Madoff remained at the Butner Federal Correctional Institution in North Carolina until he died on April 14, 2021 at the age of 82.

In the wake of Madoff’s death, he left behind his widow, grandchildren, and siblings —and tens of thousands of victims, many of whom were scammed out of their life savings. 

The Regulators – Not enough resources?

The Securities and Exchange Commission (SEC) had been investigating Madoff’s firm (on and off) since 1992.

Financial analyst Harry Markopolos was one of the earliest whistleblowers. In 1999, he calculated that Madoff had to be lying. He filed his first SEC complaint against Madoff in May 2000, but his complaint seemed to be largely ignored by regulators.

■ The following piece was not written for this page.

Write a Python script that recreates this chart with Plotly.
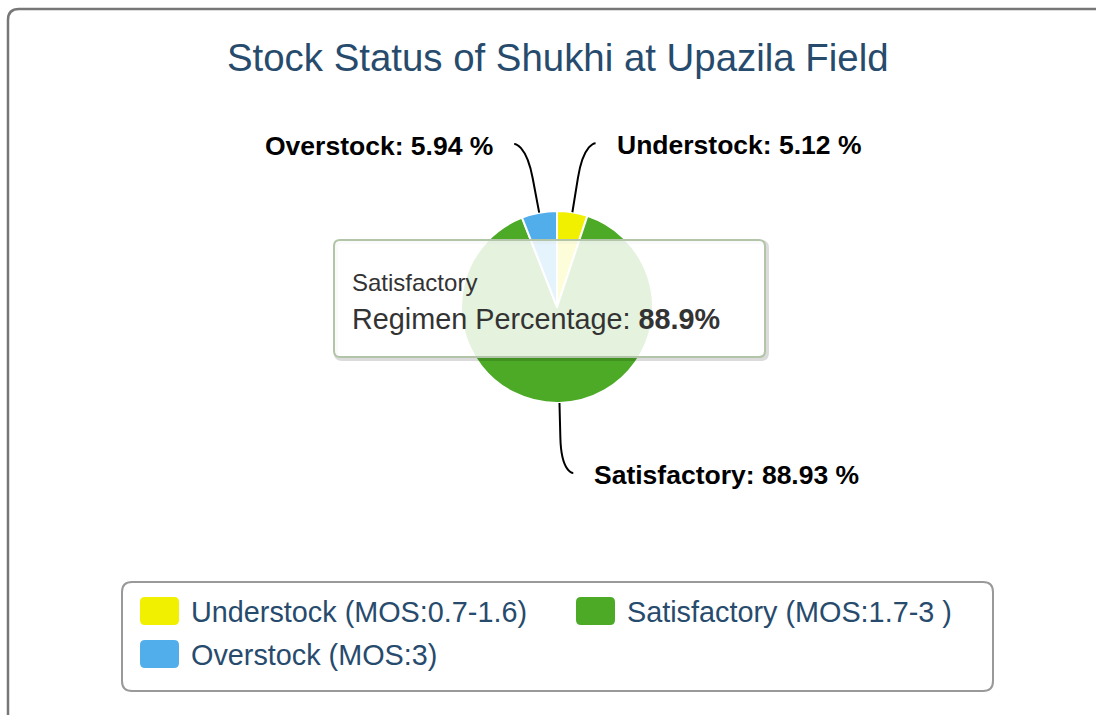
import math
import plotly.graph_objects as go

# ---------------- data ----------------
labels = ["Understock", "Satisfactory", "Overstock"]
values = [5.12, 88.93, 5.94]
legend_names = ["Understock (MOS:0.7-1.6)", "Satisfactory (MOS:1.7-3 )", "Overstock (MOS:3)"]
colors = ["#f0f000", "#4caa27", "#52aeeb"]
title_text = "Stock Status of Shukhi at Upazila Field"
tooltip_point = "Satisfactory"
tooltip_label = "Regimen Percentage"
tooltip_value = 88.9

# ---------------- geometry (pixels) ----------------
W, H = 1096, 715
CX, CY, R = 557, 307, 96
DIST = 70
PAD = 12
FONT = "Liberation Sans, Arial, Helvetica, sans-serif"


def px(x):
    return x / W


def py(y):
    return 1 - y / H


def P(x, y):
    return f"{px(x):.6f},{py(y):.6f}"


def rounded_rect(x0, y0, x1, y1, r):
    return (f"M {P(x0 + r, y0)} L {P(x1 - r, y0)} Q {P(x1, y0)} {P(x1, y0 + r)} "
            f"L {P(x1, y1 - r)} Q {P(x1, y1)} {P(x1 - r, y1)} "
            f"L {P(x0 + r, y1)} Q {P(x0, y1)} {P(x0, y1 - r)} "
            f"L {P(x0, y0 + r)} Q {P(x0, y0)} {P(x0 + r, y0)} Z")


fig = go.Figure()
fig.add_trace(go.Pie(
    labels=labels, values=values, sort=False, direction="clockwise", rotation=0,
    marker=dict(colors=colors, line=dict(color="white", width=2)),
    textinfo="none", hoverinfo="skip", showlegend=False,
    domain=dict(x=[px(CX - R), px(CX + R)], y=[py(CY + R), py(CY - R)]),
))

shapes = []
annotations = []

# outer chart border
shapes.append(dict(type="path", xref="paper", yref="paper", layer="above",
                   path=f"M {P(8, H + 20)} L {P(8, 20)} Q {P(8, 9)} {P(19, 9)} L {P(W + 20, 9)}",
                   line=dict(color="#777777", width=2.5)))

# title
annotations.append(dict(text=title_text, x=px(558), y=py(57), xref="paper", yref="paper",
                        xanchor="center", yanchor="middle", showarrow=False,
                        font=dict(family=FONT, size=38.4, color="#274b6d")))

# data labels with soft connectors
total = sum(values)
cum = 0.0
for lab, v in zip(labels, values):
    mid = (cum + v / 2) / total * 2 * math.pi
    cum += v
    s, c = math.sin(mid), math.cos(mid)
    ex, ey = CX + R * s, CY - R * c
    bx, by = CX + (R + DIST / 2) * s, CY - (R + DIST / 2) * c
    ly = CY - (R + DIST) * c
    sign = -1 if s < 0 else 1
    xc = CX + sign * (abs((R + DIST) * s) + PAD)
    path = (f"M {P(xc, ly)} C {P(xc, ly)} {P(2 * bx - ex, 2 * by - ey)} {P(bx, by)} "
            f"L {P(ex, ey)}")
    shapes.append(dict(type="path", xref="paper", yref="paper", layer="above",
                       path=path, line=dict(color="black", width=2)))
    annotations.append(dict(text=f"<b>{lab}: {v:.2f} %</b>",
                            x=px(xc + sign * 20), y=py(ly + 2), xref="paper", yref="paper",
                            xanchor="right" if sign < 0 else "left", yanchor="middle",
                            showarrow=False, borderpad=0,
                            font=dict(family=FONT, size=26.5, color="black")))

# tooltip box
tx0, ty0, tx1, ty1 = 334, 240, 765, 357
shapes.append(dict(type="path", xref="paper", yref="paper", layer="above",
                   path=rounded_rect(tx0 + 2, ty0 + 2, tx1 + 2, ty1 + 2, 6),
                   line=dict(color="rgba(0,0,0,0.14)", width=4)))
shapes.append(dict(type="path", xref="paper", yref="paper", layer="above",
                   path=rounded_rect(tx0, ty0, tx1, ty1, 6),
                   fillcolor="rgba(255,255,255,0.85)",
                   line=dict(color="#b3c5a8", width=2)))
annotations.append(dict(text=tooltip_point, x=px(351), y=py(282), xref="paper", yref="paper",
                        xanchor="left", yanchor="middle", showarrow=False, borderpad=0,
                        font=dict(family=FONT, size=24, color="#333333")))
annotations.append(dict(text=f"{tooltip_label}: <b>{tooltip_value}%</b>", x=px(351), y=py(319),
                        xref="paper", yref="paper", xanchor="left", yanchor="middle",
                        showarrow=False, borderpad=0,
                        font=dict(family=FONT, size=28.8, color="#333333")))

# legend box
shapes.append(dict(type="path", xref="paper", yref="paper", layer="above",
                   path=rounded_rect(122, 582, 993, 691, 10),
                   line=dict(color="#999999", width=2)))
col_x = [140, 576]
for i, (name, col) in enumerate(zip(legend_names, colors)):
    row, cc = divmod(i, 2)
    x0 = col_x[cc]
    y0 = 597 + row * 43
    shapes.append(dict(type="path", xref="paper", yref="paper", layer="above",
                       path=rounded_rect(x0, y0, x0 + 39, y0 + 28, 5),
                       fillcolor=col, line=dict(color=col, width=0)))
    annotations.append(dict(text=name, x=px(x0 + 50), y=py(y0 + 14.5), xref="paper", yref="paper",
                            xanchor="left", yanchor="middle", showarrow=False, borderpad=0,
                            font=dict(family=FONT, size=28.8, color="#274b6d")))

fig.update_layout(
    width=W, height=H, autosize=False,
    margin=dict(l=0, r=0, t=0, b=0),
    paper_bgcolor="white", plot_bgcolor="white",
    shapes=shapes, annotations=annotations,
    showlegend=False,
)

fig.write_html("out.html", config={"displayModeBar": False},
               post_script="document.body.style.margin='0px';document.body.style.overflow='hidden';")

It was not until 2005—shortly after Madoff nearly went belly-up due to a wave of redemptions—that the SEC asked Madoff for documentation on his trading accounts. He made up a six-page list, the SEC drafted letters to two of the firms listed but didn't send them, and that was that. "The lie was simply too large to fit into the agency's limited imagination," writes Diana Henriques, author of the book "The Wizard of Lies: Bernie Madoff and the Death of Trust," which documents the episode.

The SEC was excoriated in 2008 following the revelation of Madoff's fraud and their slow response to act on it.

A Lawyer’s role in this whole situation

Lawyers needed to be involved on every level of this scandal – from the roles of protecting the victims to representing the clients, to drafting bankruptcy settlements, to working in the regulatory agencies to providing the roles of corporate governance (aka compliance)

In 2003 – five years before the Madoff fraud rocked Wall Street – then SEC Commissioner Harvey J Goldschmid said this: “The corporate and financial scandals of the 1990s and early 2000s are the most serious that has occurred in this country since the scandals of the Great Depression. We have witnessed a systemic failure. The checks and balances that we thought would be provided by independent directors (acting pursuant to the monitoring model), independent auditors, securities analysts, investment and commercial bankers, rating agencies, and lawyers too often failed. The regulatory checks represented by the SEC, and by federal and state legal constraints, also proved inadequate because, in meaningful part, of scarce resources and overly protective case law and legislation.”

In a reputable company, a lawyer would have protected both the client and the company from potential harm and wrongdoing. As Goldschmid says: “There is a broad consensus that lawyers should play a critical gatekeeping role in large public corporations. The term "gatekeeper" suggests a guardian with independent professional responsibilities, including responsibility for protecting the institution. Certainly, this was a virtually unanimous view of Congress when, in Section 307 of Sarbanes-Oxley, it required the SEC to establish a system for lawyers to report wrongdoing up the corporate chain of command or ladder and to establish other ‘minimum standards of professional conduct.’ “

According to US law (Sarbanes-Oxley, passed in response to scandals such as Enron and The Dot Com Crisis), corporate lawyers have a duty and are clearly required to Report Up to the corporation’s highest authority (board and executive leaders) any violations or wrongdoings occurring within that company or among its employees.

Additionally, Lawyers have a responsibility and requirement to Report Out any issues to a regulatory authority outside the corporation when its board has failed to stop ongoing financial fraud or other serious violations occurring within the company or among its employees or representatives.

Wall Street Lawyers

Even if one does not want to be a lawyer, studying the law can provide a beneficial edge on so many career paths (politics, finance, non-profits, etc.) Conversely, studying finance and financial history can give those wishing to pursue a career as a lawyer an unmistakable advantage – a knowledge of the fields in finance where lawyers are needed and useful, and a clear understanding of the depth of those fields, the necessity and value of lawyers, and the myriad ways a law degree can be advantageous in a financial legal speciality.